The Nehru Trophy snake boat race is undoubtedly the most exciting race of the year. This race is held in memory of India's late Prime Minister, Jawahar Lal Nehru. An impromptu snake boat race was held in 1952 when the Prime Minister visited Alleppey. Apparently he was so impressed with the welcome and the race, he donated a trophy. The race has continued on ever since. It's a commercial event and you'll need to buy tickets from the tickets stands on the way. They cost less than $1 for for standing room on makeshift bamboo decks, up to $25 for VIP access. Do bring an umbrella in case of monsoon rain!
The Aranmula Boat Race is a two day, predominantly religious, occasion. Rather than being a contest, it's more about retracing the time offerings were carried on snake boats to the Aranmula Parthasarthy Temple. This was done to protect the offerings from rivals from another village. The whole occasion is a celebration of the day Lord Krishna crossed the river. Position yourself on the banks of the Pampa River near the temple in Aranmula to witness the spectacular event. Traditionally dressed rowers, accompanied by groups of 25 singers, are cheered on by an exuberant crowd.
The closest airport to Alleppey is in Kochi, 85 kilometers (53 miles) away. Alleppey has its own railway station, located a short distance south west of the town center, and is readily accessible from Ernakulum (neach Kochi).
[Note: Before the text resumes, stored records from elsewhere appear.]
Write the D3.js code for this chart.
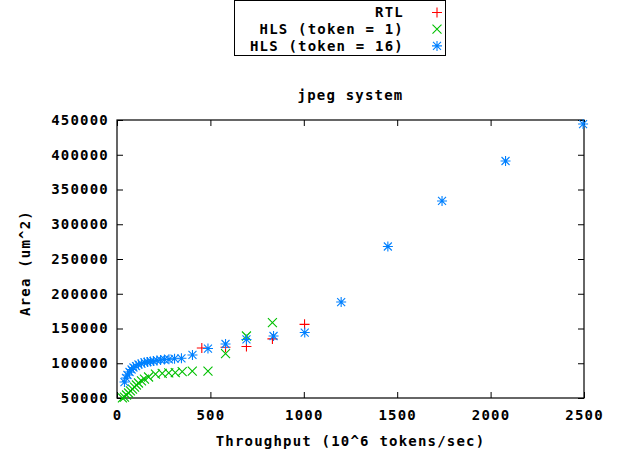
<!DOCTYPE html>
<html>
<head>
<meta charset="utf-8">
<script src="https://cdn.jsdelivr.net/npm/d3@7"></script>
<style>
  body { margin: 0; background: #fff; }
  text { font-family: "DejaVu Sans Mono", monospace; font-weight: bold; font-size: 14px; letter-spacing: 1.2px; fill: #000; }
</style>
</head>
<body>
<svg id="chart"></svg>
<script>
// RTL
const rtlX = [454, 581, 693, 832, 1004];
const rtlY = [122000, 123000, 124000, 135000, 156000];

// HLS (token = 1)
const hls1X = [29, 40, 51, 62, 72, 83, 94, 104, 115, 131, 147, 169, 206, 242, 277, 312, 349, 403, 487, 581, 693, 832];
const hls1Y = [50200, 51400, 54300, 57200, 60100, 62900, 65800, 68700, 71600, 74500, 77300, 80200, 84500, 85500, 86000, 86400, 87900, 88800, 88800, 114000, 139200, 158600];

// HLS (token = 16)
const hls16X = [40, 48, 56, 67, 78, 88, 102, 115, 131, 147, 163, 179, 195, 214, 233, 254, 278, 308, 345, 404, 487, 581, 693, 838, 1005, 1200, 1450, 1740, 2080, 2495];
const hls16Y = [73000, 78800, 83100, 87400, 91000, 93900, 96000, 98200, 99600, 101100, 101800, 102500, 103200, 104000, 104700, 105400, 105700, 106500, 107100, 111900, 121200, 127700, 134200, 139200, 144200, 188100, 268000, 333500, 391000, 444200];

const xTicks = [0, 500, 1000, 1500, 2000, 2500];
const yTicks = [50000, 100000, 150000, 200000, 250000, 300000, 350000, 400000, 450000];

const series = [
  { name: 'RTL', xs: rtlX, ys: rtlY, color: '#ff0000', marker: 'plus' },
  { name: 'HLS (token = 1)', xs: hls1X, ys: hls1Y, color: '#00c000', marker: 'cross' },
  { name: 'HLS (token = 16)', xs: hls16X, ys: hls16Y, color: '#0080ff', marker: 'star' }
];

const width = 634, height = 455;
const plotLeft = 117, plotRight = 584, plotTop = 120, plotBottom = 398;

const markers = {
  plus: 'M-5,0H5M0,-5V5',
  cross: 'M-4.5,-4.5L4.5,4.5M-4.5,4.5L4.5,-4.5',
  star: 'M-5,0H5M0,-5V5M-4,-4L4,4M-4,4L4,-4'
};

const svg = d3.select('#chart').attr('width', width).attr('height', height);

const x = d3.scaleLinear().domain([0, 2500]).range([plotLeft, plotRight]);
const y = d3.scaleLinear().domain([50000, 450000]).range([plotBottom, plotTop]);

// Frame and ticks (mirrored on all sides, pointing inwards)
svg.append('g')
  .attr('transform', `translate(0,${plotBottom})`)
  .call(d3.axisBottom(x).tickValues(xTicks).tickSize(-6).tickPadding(12).tickFormat(d3.format('d')))
  .call(g => g.select('.domain').remove());
svg.append('g')
  .attr('transform', `translate(0,${plotTop})`)
  .call(d3.axisTop(x).tickValues(xTicks).tickSize(-6).tickFormat(''))
  .call(g => g.select('.domain').remove());
svg.append('g')
  .attr('transform', `translate(${plotLeft},0)`)
  .call(d3.axisLeft(y).tickValues(yTicks).tickSize(-6).tickPadding(8).tickFormat(d3.format('d')))
  .call(g => g.select('.domain').remove());
svg.append('g')
  .attr('transform', `translate(${plotRight},0)`)
  .call(d3.axisRight(y).tickValues(yTicks).tickSize(-6).tickFormat(''))
  .call(g => g.select('.domain').remove());

svg.selectAll('.tick line').attr('stroke', '#000').attr('stroke-width', 1);
svg.selectAll('.tick text')
  .style('font-family', '"DejaVu Sans Mono", monospace')
  .style('font-weight', 'bold')
  .style('font-size', '14px')
  .attr('fill', '#000');

svg.append('rect')
  .attr('x', plotLeft).attr('y', plotTop)
  .attr('width', plotRight - plotLeft).attr('height', plotBottom - plotTop)
  .attr('fill', 'none').attr('stroke', '#000').attr('stroke-width', 1.2);

// Points
series.forEach(s => {
  svg.append('g').selectAll('path')
    .data(s.xs.map((v, i) => [v, s.ys[i]]))
    .join('path')
    .attr('transform', d => `translate(${x(d[0])},${y(d[1])})`)
    .attr('d', markers[s.marker])
    .attr('fill', 'none')
    .attr('stroke', s.color)
    .attr('stroke-width', 1.1);
});

// Title and axis labels
svg.append('text')
  .attr('x', (plotLeft + plotRight) / 2).attr('y', 95)
  .attr('dy', '0.35em').attr('text-anchor', 'middle')
  .text('jpeg system');
svg.append('text')
  .attr('x', (plotLeft + plotRight) / 2).attr('y', 441)
  .attr('dy', '0.35em').attr('text-anchor', 'middle')
  .text('Throughput (10^6 tokens/sec)');
svg.append('text')
  .attr('transform', `translate(25,${(plotTop + plotBottom) / 2 + 4}) rotate(-90)`)
  .attr('dy', '0.35em').attr('text-anchor', 'middle')
  .text('Area (um^2)');

// Legend
svg.append('rect')
  .attr('x', 234.5).attr('y', 0.5).attr('width', 211).attr('height', 55)
  .attr('fill', 'none').attr('stroke', '#000').attr('stroke-width', 1);

const legend = svg.append('g').selectAll('g')
  .data(series)
  .join('g')
  .attr('transform', (d, i) => `translate(0,${12.5 + i * 16.7})`);
legend.append('text')
  .attr('x', 404).attr('dy', '0.35em').attr('text-anchor', 'end')
  .text(d => d.name);
legend.append('path')
  .attr('transform', 'translate(437,0)')
  .attr('d', d => markers[d.marker])
  .attr('fill', 'none')
  .attr('stroke', d => d.color)
  .attr('stroke-width', 1.1);
</script>
</body>
</html>
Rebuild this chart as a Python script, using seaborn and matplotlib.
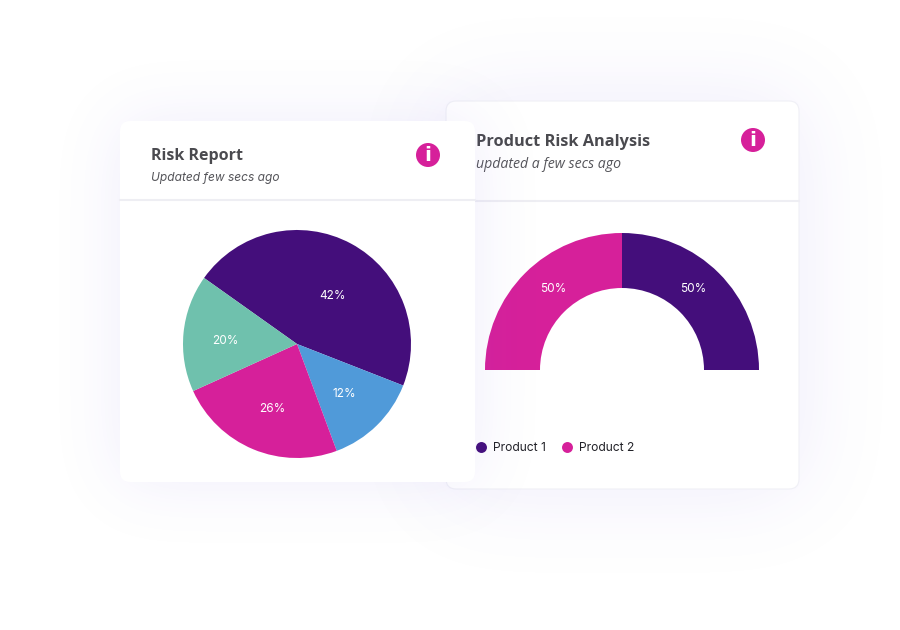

The nearest railway station to Aranmula is Chengannur, 10 kilometers (6 miles) away. It's easy to get a train there from Ernakulum, and likewise all major trains between Kochi and Trivandrum stop at Chengannur. However, Chengannur is on a different line to Alleppey, so it's not possible to travel by train between the two places. A taxi is often the best solution to travel around the region.